_Exercise brief_
Return the listing below unchanged, minus its pictures.

Start Provided material

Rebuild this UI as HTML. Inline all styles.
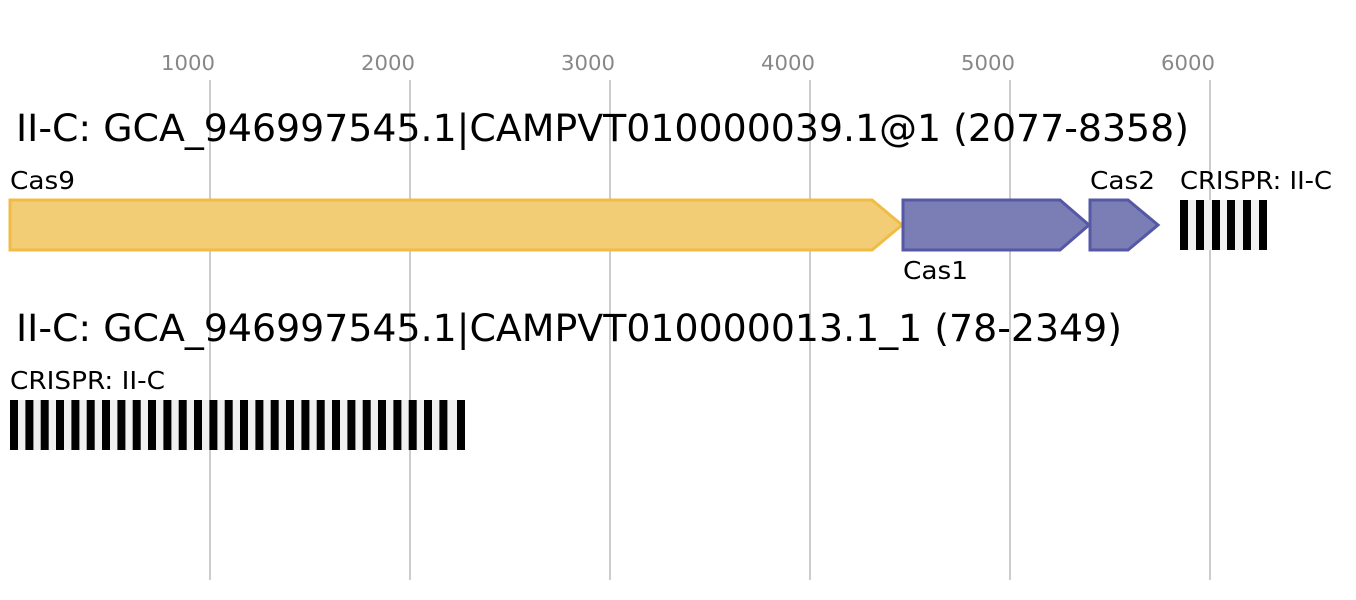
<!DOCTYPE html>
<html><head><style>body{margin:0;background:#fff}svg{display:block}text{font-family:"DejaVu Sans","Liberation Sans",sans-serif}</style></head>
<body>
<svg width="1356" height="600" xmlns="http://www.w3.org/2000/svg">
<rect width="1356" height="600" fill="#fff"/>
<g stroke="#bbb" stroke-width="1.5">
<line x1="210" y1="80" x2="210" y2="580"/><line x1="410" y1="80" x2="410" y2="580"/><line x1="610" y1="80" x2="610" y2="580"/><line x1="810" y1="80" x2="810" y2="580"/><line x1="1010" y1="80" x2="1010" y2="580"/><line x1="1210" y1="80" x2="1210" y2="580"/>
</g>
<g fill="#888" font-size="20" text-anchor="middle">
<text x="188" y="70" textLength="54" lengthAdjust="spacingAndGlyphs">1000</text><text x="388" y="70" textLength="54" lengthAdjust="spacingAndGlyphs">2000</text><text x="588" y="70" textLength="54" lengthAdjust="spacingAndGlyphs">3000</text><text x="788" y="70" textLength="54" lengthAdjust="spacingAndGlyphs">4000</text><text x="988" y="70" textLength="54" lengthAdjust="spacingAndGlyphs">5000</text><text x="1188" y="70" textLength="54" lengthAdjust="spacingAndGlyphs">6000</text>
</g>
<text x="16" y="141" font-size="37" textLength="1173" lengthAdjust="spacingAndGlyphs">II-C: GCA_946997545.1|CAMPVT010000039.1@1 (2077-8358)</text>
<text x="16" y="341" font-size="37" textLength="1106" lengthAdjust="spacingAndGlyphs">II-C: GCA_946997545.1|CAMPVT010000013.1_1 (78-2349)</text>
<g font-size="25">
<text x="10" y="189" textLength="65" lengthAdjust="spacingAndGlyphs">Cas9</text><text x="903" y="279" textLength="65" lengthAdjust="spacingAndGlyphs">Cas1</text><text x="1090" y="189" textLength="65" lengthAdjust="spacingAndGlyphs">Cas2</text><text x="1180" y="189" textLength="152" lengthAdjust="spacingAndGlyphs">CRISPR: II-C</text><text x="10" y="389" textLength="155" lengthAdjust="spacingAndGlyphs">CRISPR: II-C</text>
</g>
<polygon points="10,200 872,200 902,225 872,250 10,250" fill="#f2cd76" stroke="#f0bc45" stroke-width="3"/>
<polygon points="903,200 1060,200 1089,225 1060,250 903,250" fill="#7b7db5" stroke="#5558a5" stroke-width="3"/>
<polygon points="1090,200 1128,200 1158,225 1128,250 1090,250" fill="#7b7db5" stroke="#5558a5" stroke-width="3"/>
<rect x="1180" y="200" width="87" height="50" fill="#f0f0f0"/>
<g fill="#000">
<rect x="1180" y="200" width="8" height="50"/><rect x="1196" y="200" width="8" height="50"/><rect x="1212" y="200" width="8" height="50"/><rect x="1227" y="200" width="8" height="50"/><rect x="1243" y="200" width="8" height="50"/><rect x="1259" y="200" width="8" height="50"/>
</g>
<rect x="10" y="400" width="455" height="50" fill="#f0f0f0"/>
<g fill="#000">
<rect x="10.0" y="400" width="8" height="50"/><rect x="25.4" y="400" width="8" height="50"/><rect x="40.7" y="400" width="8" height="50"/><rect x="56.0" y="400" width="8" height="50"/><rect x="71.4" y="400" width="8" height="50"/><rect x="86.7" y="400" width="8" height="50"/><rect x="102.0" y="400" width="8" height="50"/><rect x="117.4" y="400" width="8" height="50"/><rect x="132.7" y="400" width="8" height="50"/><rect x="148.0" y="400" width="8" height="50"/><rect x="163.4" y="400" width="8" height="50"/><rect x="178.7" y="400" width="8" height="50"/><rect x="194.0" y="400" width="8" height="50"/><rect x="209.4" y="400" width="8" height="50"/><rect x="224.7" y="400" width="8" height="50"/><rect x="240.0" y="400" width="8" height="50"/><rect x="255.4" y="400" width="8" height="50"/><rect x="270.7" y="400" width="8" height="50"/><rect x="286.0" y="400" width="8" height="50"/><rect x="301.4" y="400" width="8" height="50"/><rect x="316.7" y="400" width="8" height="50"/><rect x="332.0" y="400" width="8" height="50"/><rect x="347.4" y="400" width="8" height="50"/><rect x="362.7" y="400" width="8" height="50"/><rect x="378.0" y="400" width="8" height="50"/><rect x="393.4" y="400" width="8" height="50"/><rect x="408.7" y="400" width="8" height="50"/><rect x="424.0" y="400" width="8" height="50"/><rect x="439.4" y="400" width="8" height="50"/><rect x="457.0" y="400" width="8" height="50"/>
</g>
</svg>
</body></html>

End Provided material

_Written reply_
Rebuild this UI as HTML. Inline all styles.
<!DOCTYPE html>
<html><head><style>body{margin:0;background:#fff}svg{display:block}text{font-family:"DejaVu Sans","Liberation Sans",sans-serif}</style></head>
<body>
<svg width="1356" height="600" xmlns="http://www.w3.org/2000/svg">
<rect width="1356" height="600" fill="#fff"/>
<g stroke="#bbb" stroke-width="1.5">
<line x1="210" y1="80" x2="210" y2="580"/><line x1="410" y1="80" x2="410" y2="580"/><line x1="610" y1="80" x2="610" y2="580"/><line x1="810" y1="80" x2="810" y2="580"/><line x1="1010" y1="80" x2="1010" y2="580"/><line x1="1210" y1="80" x2="1210" y2="580"/>
</g>
<g fill="#888" font-size="20" text-anchor="middle">
<text x="188" y="70" textLength="54" lengthAdjust="spacingAndGlyphs">1000</text><text x="388" y="70" textLength="54" lengthAdjust="spacingAndGlyphs">2000</text><text x="588" y="70" textLength="54" lengthAdjust="spacingAndGlyphs">3000</text><text x="788" y="70" textLength="54" lengthAdjust="spacingAndGlyphs">4000</text><text x="988" y="70" textLength="54" lengthAdjust="spacingAndGlyphs">5000</text><text x="1188" y="70" textLength="54" lengthAdjust="spacingAndGlyphs">6000</text>
</g>
<text x="16" y="141" font-size="37" textLength="1173" lengthAdjust="spacingAndGlyphs">II-C: GCA_946997545.1|CAMPVT010000039.1@1 (2077-8358)</text>
<text x="16" y="341" font-size="37" textLength="1106" lengthAdjust="spacingAndGlyphs">II-C: GCA_946997545.1|CAMPVT010000013.1_1 (78-2349)</text>
<g font-size="25">
<text x="10" y="189" textLength="65" lengthAdjust="spacingAndGlyphs">Cas9</text><text x="903" y="279" textLength="65" lengthAdjust="spacingAndGlyphs">Cas1</text><text x="1090" y="189" textLength="65" lengthAdjust="spacingAndGlyphs">Cas2</text><text x="1180" y="189" textLength="152" lengthAdjust="spacingAndGlyphs">CRISPR: II-C</text><text x="10" y="389" textLength="155" lengthAdjust="spacingAndGlyphs">CRISPR: II-C</text>
</g>
<polygon points="10,200 872,200 902,225 872,250 10,250" fill="#f2cd76" stroke="#f0bc45" stroke-width="3"/>
<polygon points="903,200 1060,200 1089,225 1060,250 903,250" fill="#7b7db5" stroke="#5558a5" stroke-width="3"/>
<polygon points="1090,200 1128,200 1158,225 1128,250 1090,250" fill="#7b7db5" stroke="#5558a5" stroke-width="3"/>
<rect x="1180" y="200" width="87" height="50" fill="#f0f0f0"/>
<g fill="#000">
<rect x="1180" y="200" width="8" height="50"/><rect x="1196" y="200" width="8" height="50"/><rect x="1212" y="200" width="8" height="50"/><rect x="1227" y="200" width="8" height="50"/><rect x="1243" y="200" width="8" height="50"/><rect x="1259" y="200" width="8" height="50"/>
</g>
<rect x="10" y="400" width="455" height="50" fill="#f0f0f0"/>
<g fill="#000">
<rect x="10.0" y="400" width="8" height="50"/><rect x="25.4" y="400" width="8" height="50"/><rect x="40.7" y="400" width="8" height="50"/><rect x="56.0" y="400" width="8" height="50"/><rect x="71.4" y="400" width="8" height="50"/><rect x="86.7" y="400" width="8" height="50"/><rect x="102.0" y="400" width="8" height="50"/><rect x="117.4" y="400" width="8" height="50"/><rect x="132.7" y="400" width="8" height="50"/><rect x="148.0" y="400" width="8" height="50"/><rect x="163.4" y="400" width="8" height="50"/><rect x="178.7" y="400" width="8" height="50"/><rect x="194.0" y="400" width="8" height="50"/><rect x="209.4" y="400" width="8" height="50"/><rect x="224.7" y="400" width="8" height="50"/><rect x="240.0" y="400" width="8" height="50"/><rect x="255.4" y="400" width="8" height="50"/><rect x="270.7" y="400" width="8" height="50"/><rect x="286.0" y="400" width="8" height="50"/><rect x="301.4" y="400" width="8" height="50"/><rect x="316.7" y="400" width="8" height="50"/><rect x="332.0" y="400" width="8" height="50"/><rect x="347.4" y="400" width="8" height="50"/><rect x="362.7" y="400" width="8" height="50"/><rect x="378.0" y="400" width="8" height="50"/><rect x="393.4" y="400" width="8" height="50"/><rect x="408.7" y="400" width="8" height="50"/><rect x="424.0" y="400" width="8" height="50"/><rect x="439.4" y="400" width="8" height="50"/><rect x="457.0" y="400" width="8" height="50"/>
</g>
</svg>
</body></html>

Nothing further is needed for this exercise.